We have a standard level of contract that we can offer you of $195 + GST to cover up to $2,500 of Chester Grey Accounting fees in any 12 month period. You can increase this if you wish by simply increasing the level of cover (and the annual fee) by $100 + GST for every additional $1,000 of Chester Grey Accounting Fees. We recommend that you discuss the appropriate level for your business with us before you decide.
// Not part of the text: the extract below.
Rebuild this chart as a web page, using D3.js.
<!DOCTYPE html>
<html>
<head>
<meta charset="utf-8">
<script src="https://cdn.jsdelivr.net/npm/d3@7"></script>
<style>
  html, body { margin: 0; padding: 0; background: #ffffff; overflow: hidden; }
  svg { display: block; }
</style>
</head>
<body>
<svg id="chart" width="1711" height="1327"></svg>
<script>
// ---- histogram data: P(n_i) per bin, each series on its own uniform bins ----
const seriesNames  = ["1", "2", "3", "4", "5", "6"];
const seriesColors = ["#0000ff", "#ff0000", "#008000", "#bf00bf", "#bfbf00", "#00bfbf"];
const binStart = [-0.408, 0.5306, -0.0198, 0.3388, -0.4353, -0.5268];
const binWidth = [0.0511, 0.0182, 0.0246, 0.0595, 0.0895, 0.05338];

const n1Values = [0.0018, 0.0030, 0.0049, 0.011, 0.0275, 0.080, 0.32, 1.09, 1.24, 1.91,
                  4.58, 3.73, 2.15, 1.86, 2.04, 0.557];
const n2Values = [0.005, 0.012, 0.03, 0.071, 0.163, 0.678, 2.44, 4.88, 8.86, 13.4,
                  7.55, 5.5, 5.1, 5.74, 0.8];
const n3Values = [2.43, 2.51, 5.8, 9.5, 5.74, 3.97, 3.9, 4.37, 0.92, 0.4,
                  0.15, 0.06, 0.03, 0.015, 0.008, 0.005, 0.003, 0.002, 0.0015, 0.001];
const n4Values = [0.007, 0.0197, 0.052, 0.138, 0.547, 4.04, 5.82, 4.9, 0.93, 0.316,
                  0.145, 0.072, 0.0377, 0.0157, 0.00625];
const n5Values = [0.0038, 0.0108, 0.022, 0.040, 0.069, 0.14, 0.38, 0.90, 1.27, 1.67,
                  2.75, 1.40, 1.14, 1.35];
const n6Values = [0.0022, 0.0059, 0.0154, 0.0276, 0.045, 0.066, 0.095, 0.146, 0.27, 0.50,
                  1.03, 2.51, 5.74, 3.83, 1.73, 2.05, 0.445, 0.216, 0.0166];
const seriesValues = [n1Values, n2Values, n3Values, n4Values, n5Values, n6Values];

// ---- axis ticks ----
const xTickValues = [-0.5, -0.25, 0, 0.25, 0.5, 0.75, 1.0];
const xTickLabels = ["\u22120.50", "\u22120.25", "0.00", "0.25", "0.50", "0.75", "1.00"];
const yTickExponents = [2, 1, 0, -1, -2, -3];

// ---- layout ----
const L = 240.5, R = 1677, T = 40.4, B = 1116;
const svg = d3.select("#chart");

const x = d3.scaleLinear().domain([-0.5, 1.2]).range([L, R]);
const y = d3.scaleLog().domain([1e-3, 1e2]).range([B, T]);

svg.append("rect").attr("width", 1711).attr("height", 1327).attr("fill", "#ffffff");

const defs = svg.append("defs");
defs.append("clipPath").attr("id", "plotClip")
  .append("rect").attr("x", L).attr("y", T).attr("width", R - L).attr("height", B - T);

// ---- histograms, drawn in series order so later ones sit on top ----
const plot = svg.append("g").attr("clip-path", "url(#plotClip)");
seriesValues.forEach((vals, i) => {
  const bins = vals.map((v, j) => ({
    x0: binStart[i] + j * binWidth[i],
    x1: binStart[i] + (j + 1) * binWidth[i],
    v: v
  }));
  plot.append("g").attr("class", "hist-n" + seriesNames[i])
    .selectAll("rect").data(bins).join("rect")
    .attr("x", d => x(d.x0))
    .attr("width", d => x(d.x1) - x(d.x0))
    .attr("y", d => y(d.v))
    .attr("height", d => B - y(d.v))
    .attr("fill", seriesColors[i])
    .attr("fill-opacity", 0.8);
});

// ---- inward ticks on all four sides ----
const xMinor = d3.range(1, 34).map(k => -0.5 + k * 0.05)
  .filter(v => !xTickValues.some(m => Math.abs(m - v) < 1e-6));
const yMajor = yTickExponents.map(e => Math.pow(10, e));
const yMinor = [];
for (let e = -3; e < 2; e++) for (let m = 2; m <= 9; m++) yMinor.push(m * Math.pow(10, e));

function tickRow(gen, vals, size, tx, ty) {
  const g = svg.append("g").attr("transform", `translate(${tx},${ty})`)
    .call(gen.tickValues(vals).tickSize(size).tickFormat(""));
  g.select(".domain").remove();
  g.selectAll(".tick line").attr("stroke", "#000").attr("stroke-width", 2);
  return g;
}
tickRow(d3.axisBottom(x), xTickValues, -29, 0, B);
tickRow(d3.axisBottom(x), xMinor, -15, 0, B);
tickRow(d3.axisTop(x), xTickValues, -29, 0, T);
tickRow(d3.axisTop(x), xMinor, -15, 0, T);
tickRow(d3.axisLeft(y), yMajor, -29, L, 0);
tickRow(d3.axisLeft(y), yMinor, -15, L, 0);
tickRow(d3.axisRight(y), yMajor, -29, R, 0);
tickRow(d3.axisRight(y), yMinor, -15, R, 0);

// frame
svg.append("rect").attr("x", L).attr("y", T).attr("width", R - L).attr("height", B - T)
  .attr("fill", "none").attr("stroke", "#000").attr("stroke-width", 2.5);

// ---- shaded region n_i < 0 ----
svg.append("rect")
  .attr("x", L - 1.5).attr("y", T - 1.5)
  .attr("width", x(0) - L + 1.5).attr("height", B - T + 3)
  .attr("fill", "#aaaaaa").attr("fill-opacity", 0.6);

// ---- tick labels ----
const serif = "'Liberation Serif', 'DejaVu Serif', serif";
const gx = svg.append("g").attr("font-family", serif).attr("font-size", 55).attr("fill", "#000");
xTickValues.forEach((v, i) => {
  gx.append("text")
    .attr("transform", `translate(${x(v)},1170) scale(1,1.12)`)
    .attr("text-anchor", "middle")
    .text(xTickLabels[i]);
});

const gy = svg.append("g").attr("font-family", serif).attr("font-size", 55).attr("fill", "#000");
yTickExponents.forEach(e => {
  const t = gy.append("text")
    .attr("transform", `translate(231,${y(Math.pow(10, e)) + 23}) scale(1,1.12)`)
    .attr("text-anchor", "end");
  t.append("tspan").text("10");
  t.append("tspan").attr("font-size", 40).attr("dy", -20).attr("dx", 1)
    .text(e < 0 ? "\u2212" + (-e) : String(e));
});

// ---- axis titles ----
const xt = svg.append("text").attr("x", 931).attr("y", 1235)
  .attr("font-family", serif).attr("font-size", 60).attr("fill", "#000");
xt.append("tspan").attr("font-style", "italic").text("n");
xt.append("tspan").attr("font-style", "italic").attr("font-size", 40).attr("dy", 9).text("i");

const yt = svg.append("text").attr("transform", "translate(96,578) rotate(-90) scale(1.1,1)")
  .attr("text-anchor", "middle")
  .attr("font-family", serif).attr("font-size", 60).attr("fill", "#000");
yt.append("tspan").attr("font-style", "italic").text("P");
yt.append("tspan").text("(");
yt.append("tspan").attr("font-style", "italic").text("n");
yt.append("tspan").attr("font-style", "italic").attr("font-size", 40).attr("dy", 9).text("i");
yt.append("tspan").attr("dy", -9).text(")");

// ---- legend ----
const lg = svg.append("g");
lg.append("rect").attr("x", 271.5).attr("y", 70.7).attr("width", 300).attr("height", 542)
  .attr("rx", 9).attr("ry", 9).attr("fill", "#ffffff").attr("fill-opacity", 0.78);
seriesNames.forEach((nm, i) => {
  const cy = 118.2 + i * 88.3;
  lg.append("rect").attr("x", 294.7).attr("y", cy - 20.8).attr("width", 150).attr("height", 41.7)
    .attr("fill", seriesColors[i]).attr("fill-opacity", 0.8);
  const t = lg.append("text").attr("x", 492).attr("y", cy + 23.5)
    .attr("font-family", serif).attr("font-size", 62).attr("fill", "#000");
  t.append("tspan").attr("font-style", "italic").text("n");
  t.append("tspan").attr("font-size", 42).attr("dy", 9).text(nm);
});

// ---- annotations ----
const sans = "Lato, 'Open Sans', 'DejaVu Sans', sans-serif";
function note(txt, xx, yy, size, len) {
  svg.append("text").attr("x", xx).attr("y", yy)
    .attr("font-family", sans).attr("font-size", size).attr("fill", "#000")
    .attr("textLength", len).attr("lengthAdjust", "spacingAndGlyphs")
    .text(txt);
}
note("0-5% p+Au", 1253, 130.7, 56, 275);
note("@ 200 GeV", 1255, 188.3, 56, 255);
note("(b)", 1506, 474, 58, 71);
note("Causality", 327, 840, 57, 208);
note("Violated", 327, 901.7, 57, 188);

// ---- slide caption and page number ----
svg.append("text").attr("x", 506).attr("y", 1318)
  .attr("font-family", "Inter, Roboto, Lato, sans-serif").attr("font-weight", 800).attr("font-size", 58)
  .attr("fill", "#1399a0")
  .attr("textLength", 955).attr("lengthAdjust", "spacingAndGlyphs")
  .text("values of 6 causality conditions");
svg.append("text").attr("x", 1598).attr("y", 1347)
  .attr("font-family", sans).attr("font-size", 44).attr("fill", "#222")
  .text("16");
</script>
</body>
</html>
If you feel your circumstances do not meet our standard fee, we are happy to provide a quotation to your specific requirements.

CONDITIONS OF TAX AUDIT RETAINER SERVICE CONTRACT

  • The contract is for the 12 month period from the date the fee is paid.
  • Chester Grey Chartered Accountants Limited (CG) reserves the right to refuse to offer the contract.
  • The Tax Audit Retainer Service is for professional fees charged by CG, incurred in relation to an Income Tax, GST, FBT or PAYE audit, investigation or risk review by the Inland Revenue Department where written notification is received from the IRD of New Zealand dated within the 12 month from date the fee is paid.
  • The audit, investigation or risk review can be for any examination for any accounting period limited to condition three.
  • The contract excludes any legal or specialist accounting or taxation advice sought from professionals other than CG.
  • The contract relates to the territorial boundaries of New Zealand only.
  • The maximum liability of CG is limited to the amount of Tax Audit Retainer Service applied for, accepted by CG and paid for by the client.
  • The Tax Audit Retainer is limited to each entity applied for by the client and accepted by the CG.
  • Each entity includes “a company” or a “partnership” or a “trust” and its trustees (in their role as trustees) or “sole trader”.